File spoon-archives/deleuze-guattari.archive/deleuze-guattari_1996/d-g_Jan.96, message 127


Date: Mon, 22 Jan 1996 14:26:41 +1100
From: P.Bains-AT-uws.edu.au (Paul Bains)
Subject: RE: effort/intentions/NOW


Douglas writes,
> This is why Yoga is
>not just exercise and requires a certain spritual becoming: there is a real
>becoming-mountain, becoming-river, becoming-arc, that is not just a simple
>unification (self-presence) of the mountain and the subject which would
>simply be conclusive to anthropomorphising the mountain, the river, etc.
>This is important to me, and I mention it because I'm suprised to hear a
>dancer talking about self-presence... Where is the becoming-animal in your
>dance? If you have not yet read it, absolutely read this chapter in A
>Thousand Plateaus. It has everything to do with dance...
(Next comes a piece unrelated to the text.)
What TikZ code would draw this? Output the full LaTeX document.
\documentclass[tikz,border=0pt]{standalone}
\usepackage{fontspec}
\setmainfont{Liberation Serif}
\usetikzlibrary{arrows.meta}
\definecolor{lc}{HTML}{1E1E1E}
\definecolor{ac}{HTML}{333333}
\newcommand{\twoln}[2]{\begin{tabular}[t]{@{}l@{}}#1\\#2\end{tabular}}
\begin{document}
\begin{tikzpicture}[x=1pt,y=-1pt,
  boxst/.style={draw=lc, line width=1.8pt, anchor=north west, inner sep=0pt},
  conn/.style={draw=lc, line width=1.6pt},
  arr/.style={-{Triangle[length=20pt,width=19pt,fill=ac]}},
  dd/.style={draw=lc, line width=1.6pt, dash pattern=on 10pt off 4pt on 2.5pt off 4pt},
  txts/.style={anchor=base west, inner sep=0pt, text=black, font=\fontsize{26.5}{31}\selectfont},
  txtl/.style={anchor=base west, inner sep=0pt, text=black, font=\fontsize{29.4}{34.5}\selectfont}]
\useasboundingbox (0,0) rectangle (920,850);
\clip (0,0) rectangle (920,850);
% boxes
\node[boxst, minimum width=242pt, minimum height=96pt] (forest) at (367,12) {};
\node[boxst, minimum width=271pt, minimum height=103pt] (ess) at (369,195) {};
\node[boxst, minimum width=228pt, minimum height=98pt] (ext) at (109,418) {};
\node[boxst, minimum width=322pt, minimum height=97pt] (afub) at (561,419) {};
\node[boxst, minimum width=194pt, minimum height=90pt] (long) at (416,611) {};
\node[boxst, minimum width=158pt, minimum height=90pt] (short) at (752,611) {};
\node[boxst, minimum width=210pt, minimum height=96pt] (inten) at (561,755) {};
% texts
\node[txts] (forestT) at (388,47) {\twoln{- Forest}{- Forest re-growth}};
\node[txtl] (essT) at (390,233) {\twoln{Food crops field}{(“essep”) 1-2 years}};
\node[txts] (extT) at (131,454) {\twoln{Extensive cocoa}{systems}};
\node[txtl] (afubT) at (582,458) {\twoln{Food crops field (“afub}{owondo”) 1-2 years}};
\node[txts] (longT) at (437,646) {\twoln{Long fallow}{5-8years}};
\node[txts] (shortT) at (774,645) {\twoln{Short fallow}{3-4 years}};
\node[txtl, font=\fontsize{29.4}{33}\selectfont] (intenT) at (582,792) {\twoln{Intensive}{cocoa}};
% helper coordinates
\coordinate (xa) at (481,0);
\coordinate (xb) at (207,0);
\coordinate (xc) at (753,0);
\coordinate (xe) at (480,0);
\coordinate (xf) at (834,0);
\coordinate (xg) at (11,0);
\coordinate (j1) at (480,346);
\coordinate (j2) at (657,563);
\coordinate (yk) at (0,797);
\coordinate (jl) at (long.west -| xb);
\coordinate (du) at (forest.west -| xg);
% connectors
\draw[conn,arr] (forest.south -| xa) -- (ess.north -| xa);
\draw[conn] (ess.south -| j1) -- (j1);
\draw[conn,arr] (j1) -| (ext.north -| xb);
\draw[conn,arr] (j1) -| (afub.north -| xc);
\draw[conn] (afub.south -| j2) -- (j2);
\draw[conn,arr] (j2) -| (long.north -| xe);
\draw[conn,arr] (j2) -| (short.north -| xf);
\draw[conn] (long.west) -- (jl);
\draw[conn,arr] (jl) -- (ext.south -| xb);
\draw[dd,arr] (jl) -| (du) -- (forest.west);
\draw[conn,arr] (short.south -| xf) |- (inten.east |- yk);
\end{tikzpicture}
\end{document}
Yes, of course, but why be so 'surprised, isn't there always going to be an
endless oscillation btwn these becomings (including the human) and some
"minimal subject from which to extract materials, affects, and assemblages?
(1000P, p270, english ed.)? Or to put it another way - "of course, conscious
thoughts and intentions play a part in the process, but only as one line of
causality among the many proliferating in the fractal void." (Massumi, a
user's guide, p.28). There's never any end to this chaosmose. Or as Pierre
Levy puts it "the psyche transforms the external into the interior and vice
versa, since the perceived world is always already plunged in the element of
affect....Like Leibnizian monads or Whitehead's actual occasions, each
person embodies a selection, a version, a particular vision of the common
world or global psyche."
In a way this conversation about intention.. is about articulating the
nature of the fold - the psychism is open to the exterior (that's where it
arises) but 'a transubstanciated exterior, animated by affectivity.'
what would be inter-esting would be to look at the work of someone like
Humberto Maturana who provides 'to my mind' one of the most amazing accounts
of the fold thru an understanding of the coupling of the domain of the
organism which is relational- with the closed dynamics of the nervous system
which becomes recursive in this coupling with the relational domain of
coexistence. A Leibnizian biology. And of course deleuze characterises
Ruyer's work as a leibnizian 'biological philosophy' that profoundly
analyses the virtual and the actual. But such an exploration would be
difficult to say the least. 
Paul, becoming quoting,
By the swindle of meditation freedom is not found (Saraha)
"where motility and intentionality are not operative
 And where neither sun nor moon appear,
 There you fools let mind relax restfully." (Karma-Phrin-las-pa).